There are a couple of theories out there on why Rehberg may be avoiding public input. One theory goes that Rehberg’s ultimate goal is the privatization of Montana hunting. Privatizing hunting land has already been done in other states–Texas is one. Rehberg has already come out in favor of other steps to privatizing hunting grounds like eliminating wilderness areas. If this is the plan, Rehberg’s avoidance of public input makes more sense. The other theory is that Rehberg just doesn’t like interacting with Montanans.
The groups calling on Rehberg to hold the listing sessions include: Libby Rod and Gun Club, Flathead Wildlife Incorporated, Park County Rod and Gun Club, Hellgate Hunters and Anglers, Ravalli County Fish and Wildlife Association, Helena Hunters and Anglers, Gallatin Wildlife Association, Headwaters Sportsmen’s Association, Russell Country Sportsmen and the Public Land and Water Access Association.

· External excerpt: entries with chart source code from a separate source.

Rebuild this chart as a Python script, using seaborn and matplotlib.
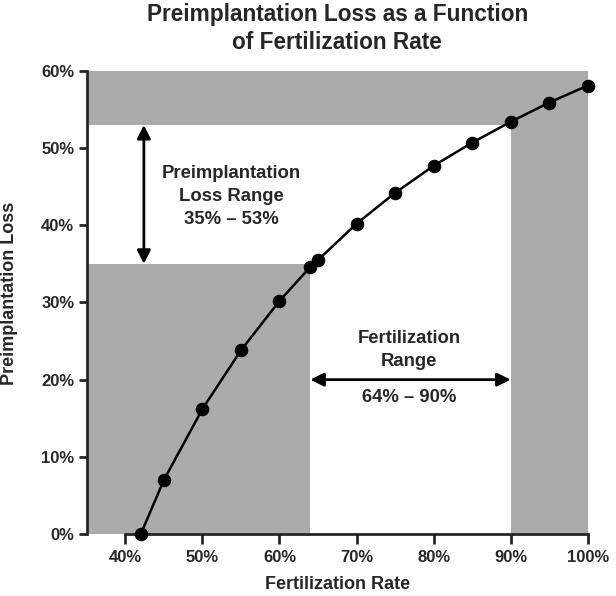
import matplotlib
matplotlib.use('Agg')
import matplotlib.pyplot as plt
import seaborn as sns
import pandas as pd
from matplotlib.ticker import FuncFormatter

# Fertilization rate (%) vs preimplantation loss (%)
fert_rate = [42, 45, 50, 55, 60, 64, 65, 70, 75, 80, 85, 90, 95, 100]
preimp_loss = [0, 7.0, 16.2, 23.8, 30.2, 34.6, 35.5, 40.2, 44.2, 47.7, 50.7, 53.4, 55.9, 58.1]

fert_range = [64, 90]
loss_range = [35, 53]
x_ticks = [40, 50, 60, 70, 80, 90, 100]
y_ticks = [0, 10, 20, 30, 40, 50, 60]

df = pd.DataFrame({'Fertilization Rate': fert_rate, 'Preimplantation Loss': preimp_loss})

sns.set_style('ticks')
plt.rcParams['font.family'] = ['Liberation Sans', 'DejaVu Sans']
plt.rcParams['font.weight'] = 'bold'

fig = plt.figure(figsize=(6.16, 5.96), dpi=100)
ax = fig.add_axes([0.141, 0.104, 0.813, 0.777])

gray = '#ababab'
# shaded regions
ax.fill_between([35, fert_range[0]], 0, loss_range[0], color=gray, lw=0, zorder=0)
ax.fill_between([35, 100], loss_range[1], 60, color=gray, lw=0, zorder=0)
ax.fill_between([fert_range[1], 100], 0, 60, color=gray, lw=0, zorder=0)

sns.lineplot(data=df, x='Fertilization Rate', y='Preimplantation Loss', color='black',
             marker='o', markersize=9, linewidth=1.8, markeredgecolor='black', ax=ax,
             zorder=3, clip_on=False)

ax.set_xlim(35, 100)
ax.set_ylim(0, 60)
ax.set_xticks(x_ticks)
ax.set_yticks(y_ticks)
pct = FuncFormatter(lambda v, p: f'{v:.0f}%')
ax.xaxis.set_major_formatter(pct)
ax.yaxis.set_major_formatter(pct)
ax.tick_params(labelsize=12, width=2, direction='out')
ax.tick_params(axis='x', length=7.5, pad=4)
ax.tick_params(axis='y', length=6, pad=3)
for lab in ax.get_xticklabels() + ax.get_yticklabels():
    lab.set_fontweight('bold')

sns.despine(ax=ax)
ax.spines['bottom'].set_bounds(40, 100)
ax.spines['left'].set_linewidth(2)
ax.spines['bottom'].set_linewidth(2)

ax.set_xlabel('Fertilization Rate', fontsize=13, fontweight='bold', labelpad=8)
ax.set_ylabel('Preimplantation Loss', fontsize=13, fontweight='bold')
ax.yaxis.set_label_coords(-0.138, 0.52)
ax.set_title('Preimplantation Loss as a Function\nof Fertilization Rate', fontsize=16.3,
             fontweight='bold', pad=16, linespacing=1.25)

# arrows
ax.annotate('', xy=(42.4, loss_range[1]), xytext=(42.4, loss_range[0]),
            arrowprops=dict(arrowstyle='<|-|>', color='black', lw=2, mutation_scale=20,
                            shrinkA=0, shrinkB=0))
ax.annotate('', xy=(fert_range[0], 20), xytext=(fert_range[1], 20),
            arrowprops=dict(arrowstyle='<|-|>', color='black', lw=2, mutation_scale=20,
                            shrinkA=0, shrinkB=0))

ax.text(53.7, 43.7, 'Preimplantation\nLoss Range\n35% – 53%', ha='center', va='center',
        fontsize=13.3, fontweight='bold', linespacing=1.45)
ax.text(76.8, 23.8, 'Fertilization\nRange', ha='center', va='center',
        fontsize=13.3, fontweight='bold', linespacing=1.45)
ax.text(76.8, 17.7, '64% – 90%', ha='center', va='center',
        fontsize=13.3, fontweight='bold')

fig.savefig('out.png', dpi=100)
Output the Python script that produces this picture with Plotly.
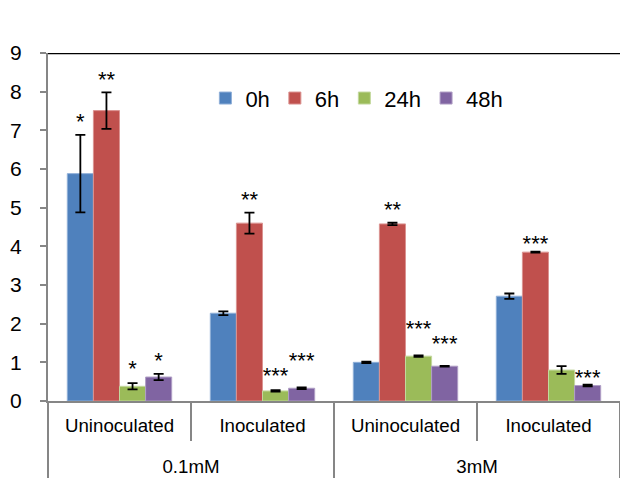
import plotly.graph_objects as go

outer = ["0.1mM", "0.1mM", "3mM", "3mM"]
inner = ["Uninoculated", "Inoculated", "Uninoculated", "Inoculated"]

series_names = ["0h", "6h", "24h", "48h"]
h0 = [5.88, 2.27, 1.00, 2.71]
h6 = [7.51, 4.60, 4.58, 3.85]
h24 = [0.38, 0.26, 1.16, 0.80]
h48 = [0.62, 0.33, 0.90, 0.40]
e0 = [1.00, 0.05, 0.02, 0.07]
e6 = [0.47, 0.27, 0.03, 0.01]
e24 = [0.08, 0.02, 0.02, 0.10]
e48 = [0.08, 0.02, 0.01, 0.02]
s0 = ["*", "", "", ""]
s6 = ["**", "**", "**", "***"]
s24 = ["*", "***", "***", ""]
s48 = ["*", "***", "***", "***"]
# extra height of significance labels above the error bar (data units)
lift0 = [0, 0, 0, 0]
lift6 = [0, 0, 0, -0.12]
lift24 = [0.05, 0.05, 0.35, 0]
lift48 = [0, 0.35, 0.25, -0.15]

colors = ["#4F81BD", "#C0504D", "#9BBB59", "#8064A2"]
edges = ["#8FAFD8", "#DB9391", "#C3D89E", "#B09FC6"]
values = [h0, h6, h24, h48]
errors = [e0, e6, e24, e48]
stars = [s0, s6, s24, s48]
lifts = [lift0, lift6, lift24, lift48]

FONT = "Liberation Sans, Arial, sans-serif"
# outer level shown one line lower, like the reference
x = [["<br>" + o for o in outer], inner]

fig = go.Figure()
for name, v, e, c, ec in zip(series_names, values, errors, colors, edges):
    fig.add_trace(go.Bar(
        x=x, y=v, name=name,
        marker=dict(color=c, line=dict(color=ec, width=1)),
        error_y=dict(type="data", array=e, visible=True, color="black",
                     thickness=1.8, width=5),
    ))
for name, v, e, s, lf in zip(series_names, values, errors, stars, lifts):
    fig.add_trace(go.Scatter(
        x=x, y=[a + b + c for a, b, c in zip(v, e, lf)], mode="text", text=s,
        textposition="top center", showlegend=False, hoverinfo="skip",
        textfont=dict(family=FONT, size=22, color="black"),
    ))

fig.update_layout(
    width=620, height=480,
    margin=dict(l=48, r=0, t=53, b=79),
    paper_bgcolor="white", plot_bgcolor="white",
    barmode="group", bargap=0.27, bargroupgap=0,
    scattermode="group", scattergap=0.27,
    font=dict(family=FONT, color="black"),
    legend=dict(orientation="h", x=0.54, xanchor="center", y=0.87,
                yanchor="middle", font=dict(size=22), itemwidth=30,
                bgcolor="rgba(0,0,0,0)"),
    showlegend=True,
)
fig.update_xaxes(
    type="multicategory", showline=True, linecolor="#868686", linewidth=2,
    ticks="outside", ticklen=38, tickcolor="#868686", tickwidth=2,
    showdividers=True, dividercolor="#868686", dividerwidth=2,
    tickfont=dict(size=18.7, color="black"), showgrid=False,
    ticklabelstandoff=7,
)
fig.update_yaxes(
    range=[0, 9], dtick=1, showline=True, linecolor="#868686", linewidth=2,
    ticks="outside", ticklen=6, tickcolor="#868686", tickwidth=2,
    tickfont=dict(size=21, color="black"), showgrid=False, zeroline=False,
    ticklabelstandoff=14,
)
fig.add_shape(type="line", xref="paper", yref="y", x0=0, x1=1, y0=9, y1=9,
              line=dict(color="black", width=2.5))

fig.write_html("out.html")
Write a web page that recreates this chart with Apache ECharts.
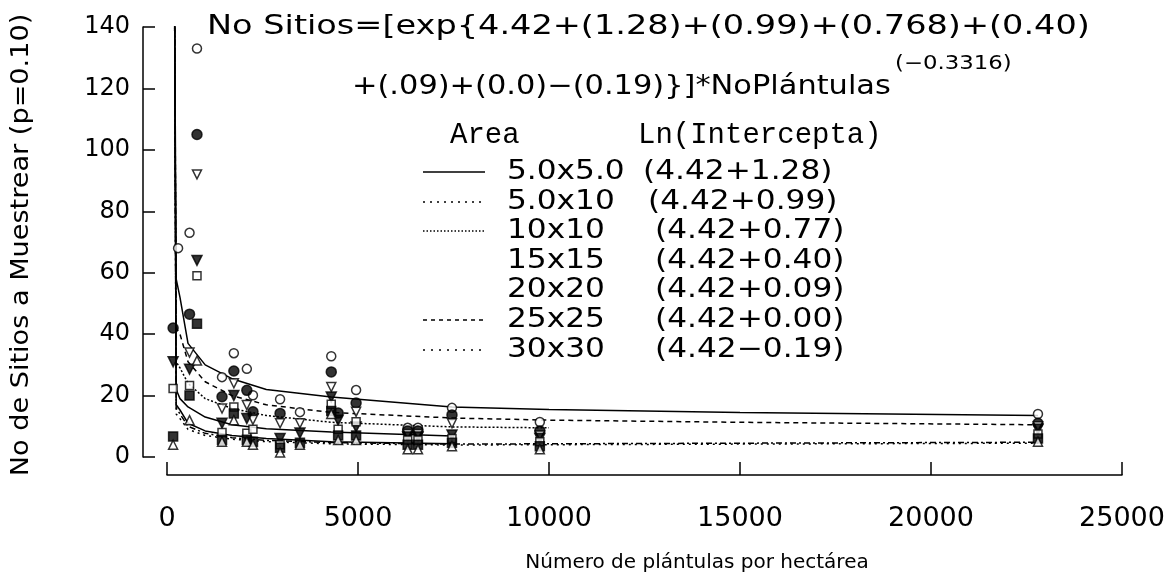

The letter calling for the listening sessions can be downloaded here.
Montana hunters and anglers have many concerns about Rehberg’s bill. These include giving one federal agency supremacy over all other agencies, as well as what could happen in regards to access to public lands. H.R. 1505 puts an unprecedented amount of power into one federal agency, eliminating the public’s voice in how public lands are managed. Congressman Dennis Rehberg should gather input from real Montanans before this bill moves forward.
Tony Jones, President of the Ravalli County Fish and Wildlife Association said:
“More listening sessions mean more viewpoints from across Montana for Congressman Rehberg to hear as he decides if he will continue to co-sponsor this legislation. We feel it puts in jeopardy the long-standing outdoor heritage families and sportsman share in our state.”